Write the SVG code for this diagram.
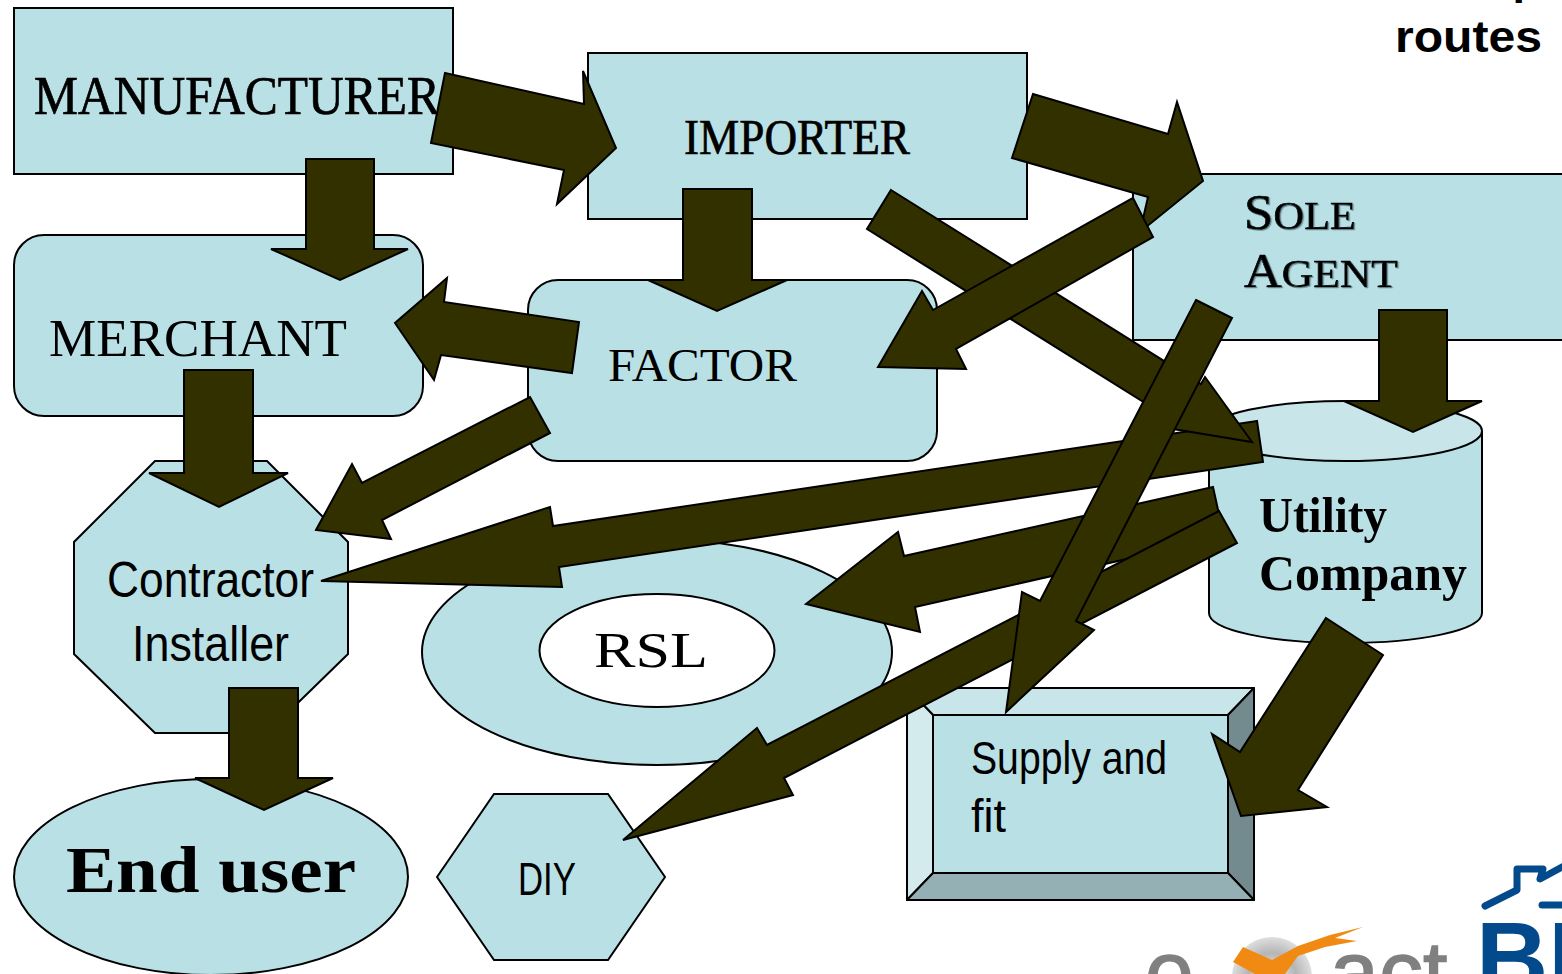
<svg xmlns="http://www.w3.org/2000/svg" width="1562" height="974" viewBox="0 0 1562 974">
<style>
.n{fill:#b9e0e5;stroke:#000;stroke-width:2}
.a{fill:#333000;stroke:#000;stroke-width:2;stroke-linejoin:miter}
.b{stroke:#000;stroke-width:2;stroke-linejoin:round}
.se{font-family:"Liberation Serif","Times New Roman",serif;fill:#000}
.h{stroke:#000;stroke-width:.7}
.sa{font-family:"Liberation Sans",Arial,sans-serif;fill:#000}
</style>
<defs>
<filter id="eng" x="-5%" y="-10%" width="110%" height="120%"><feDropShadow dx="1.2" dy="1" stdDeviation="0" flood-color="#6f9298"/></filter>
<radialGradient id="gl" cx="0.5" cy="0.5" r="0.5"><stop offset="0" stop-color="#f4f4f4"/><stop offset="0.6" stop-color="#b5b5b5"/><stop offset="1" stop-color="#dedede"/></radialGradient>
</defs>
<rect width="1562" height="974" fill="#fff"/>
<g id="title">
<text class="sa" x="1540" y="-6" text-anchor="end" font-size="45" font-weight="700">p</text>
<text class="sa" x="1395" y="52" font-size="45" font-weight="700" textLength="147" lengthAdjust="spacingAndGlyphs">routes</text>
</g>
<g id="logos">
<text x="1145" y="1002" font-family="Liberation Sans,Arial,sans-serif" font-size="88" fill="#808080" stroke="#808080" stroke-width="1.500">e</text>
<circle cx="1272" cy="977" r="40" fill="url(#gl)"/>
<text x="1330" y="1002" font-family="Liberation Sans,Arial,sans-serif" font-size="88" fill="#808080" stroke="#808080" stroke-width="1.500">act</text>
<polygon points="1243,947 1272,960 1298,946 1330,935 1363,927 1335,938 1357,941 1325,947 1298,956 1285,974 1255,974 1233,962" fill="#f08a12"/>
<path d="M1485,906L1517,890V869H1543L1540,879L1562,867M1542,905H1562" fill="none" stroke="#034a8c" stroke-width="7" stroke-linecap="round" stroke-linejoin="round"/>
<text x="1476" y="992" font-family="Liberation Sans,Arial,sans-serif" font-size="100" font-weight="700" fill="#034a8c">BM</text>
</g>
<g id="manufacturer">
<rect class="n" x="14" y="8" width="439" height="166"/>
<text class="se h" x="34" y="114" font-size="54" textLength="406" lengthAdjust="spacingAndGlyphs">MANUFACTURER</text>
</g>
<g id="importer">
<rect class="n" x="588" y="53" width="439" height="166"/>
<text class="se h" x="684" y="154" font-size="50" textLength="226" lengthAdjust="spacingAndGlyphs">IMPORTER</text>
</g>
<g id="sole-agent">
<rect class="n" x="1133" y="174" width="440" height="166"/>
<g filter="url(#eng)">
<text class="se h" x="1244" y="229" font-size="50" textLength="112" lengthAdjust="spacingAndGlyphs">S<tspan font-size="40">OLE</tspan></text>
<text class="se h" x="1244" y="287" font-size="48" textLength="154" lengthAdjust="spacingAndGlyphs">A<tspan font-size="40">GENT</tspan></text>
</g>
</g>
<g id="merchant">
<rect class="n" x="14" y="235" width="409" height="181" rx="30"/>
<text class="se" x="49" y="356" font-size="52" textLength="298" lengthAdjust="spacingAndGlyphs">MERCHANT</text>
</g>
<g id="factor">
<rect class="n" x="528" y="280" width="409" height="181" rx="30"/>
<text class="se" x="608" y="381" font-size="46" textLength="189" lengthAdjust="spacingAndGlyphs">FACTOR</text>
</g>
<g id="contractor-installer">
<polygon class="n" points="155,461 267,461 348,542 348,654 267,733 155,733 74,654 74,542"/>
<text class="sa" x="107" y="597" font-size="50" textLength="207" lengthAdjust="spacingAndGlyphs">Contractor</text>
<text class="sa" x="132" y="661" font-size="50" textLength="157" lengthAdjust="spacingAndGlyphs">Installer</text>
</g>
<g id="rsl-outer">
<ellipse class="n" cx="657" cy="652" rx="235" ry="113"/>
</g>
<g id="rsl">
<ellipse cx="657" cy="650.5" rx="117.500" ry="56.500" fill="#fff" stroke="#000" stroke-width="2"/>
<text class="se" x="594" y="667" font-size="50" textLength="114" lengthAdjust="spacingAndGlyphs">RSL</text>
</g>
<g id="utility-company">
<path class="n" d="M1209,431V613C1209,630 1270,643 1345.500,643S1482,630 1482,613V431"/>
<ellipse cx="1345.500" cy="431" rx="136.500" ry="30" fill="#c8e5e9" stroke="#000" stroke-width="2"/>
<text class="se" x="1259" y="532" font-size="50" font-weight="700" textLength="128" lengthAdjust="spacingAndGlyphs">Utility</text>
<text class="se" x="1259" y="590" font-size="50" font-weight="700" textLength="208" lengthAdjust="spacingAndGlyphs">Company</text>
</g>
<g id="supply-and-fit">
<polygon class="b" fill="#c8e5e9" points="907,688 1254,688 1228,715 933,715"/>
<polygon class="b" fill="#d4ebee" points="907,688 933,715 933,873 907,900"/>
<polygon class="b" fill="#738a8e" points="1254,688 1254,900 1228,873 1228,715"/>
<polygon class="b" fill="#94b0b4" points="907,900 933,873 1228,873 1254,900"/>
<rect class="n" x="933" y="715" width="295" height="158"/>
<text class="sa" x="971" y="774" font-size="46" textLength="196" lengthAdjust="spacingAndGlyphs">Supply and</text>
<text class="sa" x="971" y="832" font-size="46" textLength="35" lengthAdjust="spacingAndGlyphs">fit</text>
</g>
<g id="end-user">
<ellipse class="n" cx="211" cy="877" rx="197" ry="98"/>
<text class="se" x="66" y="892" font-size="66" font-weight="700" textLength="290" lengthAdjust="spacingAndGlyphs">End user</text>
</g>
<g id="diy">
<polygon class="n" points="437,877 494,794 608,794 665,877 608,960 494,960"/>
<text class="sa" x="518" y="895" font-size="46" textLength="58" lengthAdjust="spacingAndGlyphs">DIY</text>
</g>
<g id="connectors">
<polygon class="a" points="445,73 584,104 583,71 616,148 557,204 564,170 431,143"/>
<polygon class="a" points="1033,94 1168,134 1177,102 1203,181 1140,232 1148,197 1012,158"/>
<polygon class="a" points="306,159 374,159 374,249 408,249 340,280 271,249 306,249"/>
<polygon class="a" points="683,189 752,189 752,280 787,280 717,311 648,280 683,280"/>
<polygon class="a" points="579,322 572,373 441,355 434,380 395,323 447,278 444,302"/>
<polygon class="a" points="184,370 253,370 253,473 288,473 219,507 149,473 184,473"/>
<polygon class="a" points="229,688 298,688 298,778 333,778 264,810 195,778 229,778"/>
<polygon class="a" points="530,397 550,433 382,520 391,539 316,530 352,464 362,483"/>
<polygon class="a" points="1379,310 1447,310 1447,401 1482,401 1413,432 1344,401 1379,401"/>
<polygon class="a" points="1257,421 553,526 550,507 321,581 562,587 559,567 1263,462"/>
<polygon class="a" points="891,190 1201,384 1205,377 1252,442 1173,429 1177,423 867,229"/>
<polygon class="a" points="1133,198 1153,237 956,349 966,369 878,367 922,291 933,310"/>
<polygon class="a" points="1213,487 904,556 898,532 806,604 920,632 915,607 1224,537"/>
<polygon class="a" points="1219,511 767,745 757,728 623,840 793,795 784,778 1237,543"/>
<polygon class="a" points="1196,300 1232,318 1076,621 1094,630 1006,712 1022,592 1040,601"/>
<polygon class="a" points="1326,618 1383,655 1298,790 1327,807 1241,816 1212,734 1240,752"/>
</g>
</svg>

- _Exercise task_
Write the material out again exactly as it appears, dropping the pictures.

- _Complete response_
Write the SVG code for this diagram.
<svg xmlns="http://www.w3.org/2000/svg" width="1562" height="974" viewBox="0 0 1562 974">
<style>
.n{fill:#b9e0e5;stroke:#000;stroke-width:2}
.a{fill:#333000;stroke:#000;stroke-width:2;stroke-linejoin:miter}
.b{stroke:#000;stroke-width:2;stroke-linejoin:round}
.se{font-family:"Liberation Serif","Times New Roman",serif;fill:#000}
.h{stroke:#000;stroke-width:.7}
.sa{font-family:"Liberation Sans",Arial,sans-serif;fill:#000}
</style>
<defs>
<filter id="eng" x="-5%" y="-10%" width="110%" height="120%"><feDropShadow dx="1.2" dy="1" stdDeviation="0" flood-color="#6f9298"/></filter>
<radialGradient id="gl" cx="0.5" cy="0.5" r="0.5"><stop offset="0" stop-color="#f4f4f4"/><stop offset="0.6" stop-color="#b5b5b5"/><stop offset="1" stop-color="#dedede"/></radialGradient>
</defs>
<rect width="1562" height="974" fill="#fff"/>
<g id="title">
<text class="sa" x="1540" y="-6" text-anchor="end" font-size="45" font-weight="700">p</text>
<text class="sa" x="1395" y="52" font-size="45" font-weight="700" textLength="147" lengthAdjust="spacingAndGlyphs">routes</text>
</g>
<g id="logos">
<text x="1145" y="1002" font-family="Liberation Sans,Arial,sans-serif" font-size="88" fill="#808080" stroke="#808080" stroke-width="1.500">e</text>
<circle cx="1272" cy="977" r="40" fill="url(#gl)"/>
<text x="1330" y="1002" font-family="Liberation Sans,Arial,sans-serif" font-size="88" fill="#808080" stroke="#808080" stroke-width="1.500">act</text>
<polygon points="1243,947 1272,960 1298,946 1330,935 1363,927 1335,938 1357,941 1325,947 1298,956 1285,974 1255,974 1233,962" fill="#f08a12"/>
<path d="M1485,906L1517,890V869H1543L1540,879L1562,867M1542,905H1562" fill="none" stroke="#034a8c" stroke-width="7" stroke-linecap="round" stroke-linejoin="round"/>
<text x="1476" y="992" font-family="Liberation Sans,Arial,sans-serif" font-size="100" font-weight="700" fill="#034a8c">BM</text>
</g>
<g id="manufacturer">
<rect class="n" x="14" y="8" width="439" height="166"/>
<text class="se h" x="34" y="114" font-size="54" textLength="406" lengthAdjust="spacingAndGlyphs">MANUFACTURER</text>
</g>
<g id="importer">
<rect class="n" x="588" y="53" width="439" height="166"/>
<text class="se h" x="684" y="154" font-size="50" textLength="226" lengthAdjust="spacingAndGlyphs">IMPORTER</text>
</g>
<g id="sole-agent">
<rect class="n" x="1133" y="174" width="440" height="166"/>
<g filter="url(#eng)">
<text class="se h" x="1244" y="229" font-size="50" textLength="112" lengthAdjust="spacingAndGlyphs">S<tspan font-size="40">OLE</tspan></text>
<text class="se h" x="1244" y="287" font-size="48" textLength="154" lengthAdjust="spacingAndGlyphs">A<tspan font-size="40">GENT</tspan></text>
</g>
</g>
<g id="merchant">
<rect class="n" x="14" y="235" width="409" height="181" rx="30"/>
<text class="se" x="49" y="356" font-size="52" textLength="298" lengthAdjust="spacingAndGlyphs">MERCHANT</text>
</g>
<g id="factor">
<rect class="n" x="528" y="280" width="409" height="181" rx="30"/>
<text class="se" x="608" y="381" font-size="46" textLength="189" lengthAdjust="spacingAndGlyphs">FACTOR</text>
</g>
<g id="contractor-installer">
<polygon class="n" points="155,461 267,461 348,542 348,654 267,733 155,733 74,654 74,542"/>
<text class="sa" x="107" y="597" font-size="50" textLength="207" lengthAdjust="spacingAndGlyphs">Contractor</text>
<text class="sa" x="132" y="661" font-size="50" textLength="157" lengthAdjust="spacingAndGlyphs">Installer</text>
</g>
<g id="rsl-outer">
<ellipse class="n" cx="657" cy="652" rx="235" ry="113"/>
</g>
<g id="rsl">
<ellipse cx="657" cy="650.5" rx="117.500" ry="56.500" fill="#fff" stroke="#000" stroke-width="2"/>
<text class="se" x="594" y="667" font-size="50" textLength="114" lengthAdjust="spacingAndGlyphs">RSL</text>
</g>
<g id="utility-company">
<path class="n" d="M1209,431V613C1209,630 1270,643 1345.500,643S1482,630 1482,613V431"/>
<ellipse cx="1345.500" cy="431" rx="136.500" ry="30" fill="#c8e5e9" stroke="#000" stroke-width="2"/>
<text class="se" x="1259" y="532" font-size="50" font-weight="700" textLength="128" lengthAdjust="spacingAndGlyphs">Utility</text>
<text class="se" x="1259" y="590" font-size="50" font-weight="700" textLength="208" lengthAdjust="spacingAndGlyphs">Company</text>
</g>
<g id="supply-and-fit">
<polygon class="b" fill="#c8e5e9" points="907,688 1254,688 1228,715 933,715"/>
<polygon class="b" fill="#d4ebee" points="907,688 933,715 933,873 907,900"/>
<polygon class="b" fill="#738a8e" points="1254,688 1254,900 1228,873 1228,715"/>
<polygon class="b" fill="#94b0b4" points="907,900 933,873 1228,873 1254,900"/>
<rect class="n" x="933" y="715" width="295" height="158"/>
<text class="sa" x="971" y="774" font-size="46" textLength="196" lengthAdjust="spacingAndGlyphs">Supply and</text>
<text class="sa" x="971" y="832" font-size="46" textLength="35" lengthAdjust="spacingAndGlyphs">fit</text>
</g>
<g id="end-user">
<ellipse class="n" cx="211" cy="877" rx="197" ry="98"/>
<text class="se" x="66" y="892" font-size="66" font-weight="700" textLength="290" lengthAdjust="spacingAndGlyphs">End user</text>
</g>
<g id="diy">
<polygon class="n" points="437,877 494,794 608,794 665,877 608,960 494,960"/>
<text class="sa" x="518" y="895" font-size="46" textLength="58" lengthAdjust="spacingAndGlyphs">DIY</text>
</g>
<g id="connectors">
<polygon class="a" points="445,73 584,104 583,71 616,148 557,204 564,170 431,143"/>
<polygon class="a" points="1033,94 1168,134 1177,102 1203,181 1140,232 1148,197 1012,158"/>
<polygon class="a" points="306,159 374,159 374,249 408,249 340,280 271,249 306,249"/>
<polygon class="a" points="683,189 752,189 752,280 787,280 717,311 648,280 683,280"/>
<polygon class="a" points="579,322 572,373 441,355 434,380 395,323 447,278 444,302"/>
<polygon class="a" points="184,370 253,370 253,473 288,473 219,507 149,473 184,473"/>
<polygon class="a" points="229,688 298,688 298,778 333,778 264,810 195,778 229,778"/>
<polygon class="a" points="530,397 550,433 382,520 391,539 316,530 352,464 362,483"/>
<polygon class="a" points="1379,310 1447,310 1447,401 1482,401 1413,432 1344,401 1379,401"/>
<polygon class="a" points="1257,421 553,526 550,507 321,581 562,587 559,567 1263,462"/>
<polygon class="a" points="891,190 1201,384 1205,377 1252,442 1173,429 1177,423 867,229"/>
<polygon class="a" points="1133,198 1153,237 956,349 966,369 878,367 922,291 933,310"/>
<polygon class="a" points="1213,487 904,556 898,532 806,604 920,632 915,607 1224,537"/>
<polygon class="a" points="1219,511 767,745 757,728 623,840 793,795 784,778 1237,543"/>
<polygon class="a" points="1196,300 1232,318 1076,621 1094,630 1006,712 1022,592 1040,601"/>
<polygon class="a" points="1326,618 1383,655 1298,790 1327,807 1241,816 1212,734 1240,752"/>
</g>
</svg>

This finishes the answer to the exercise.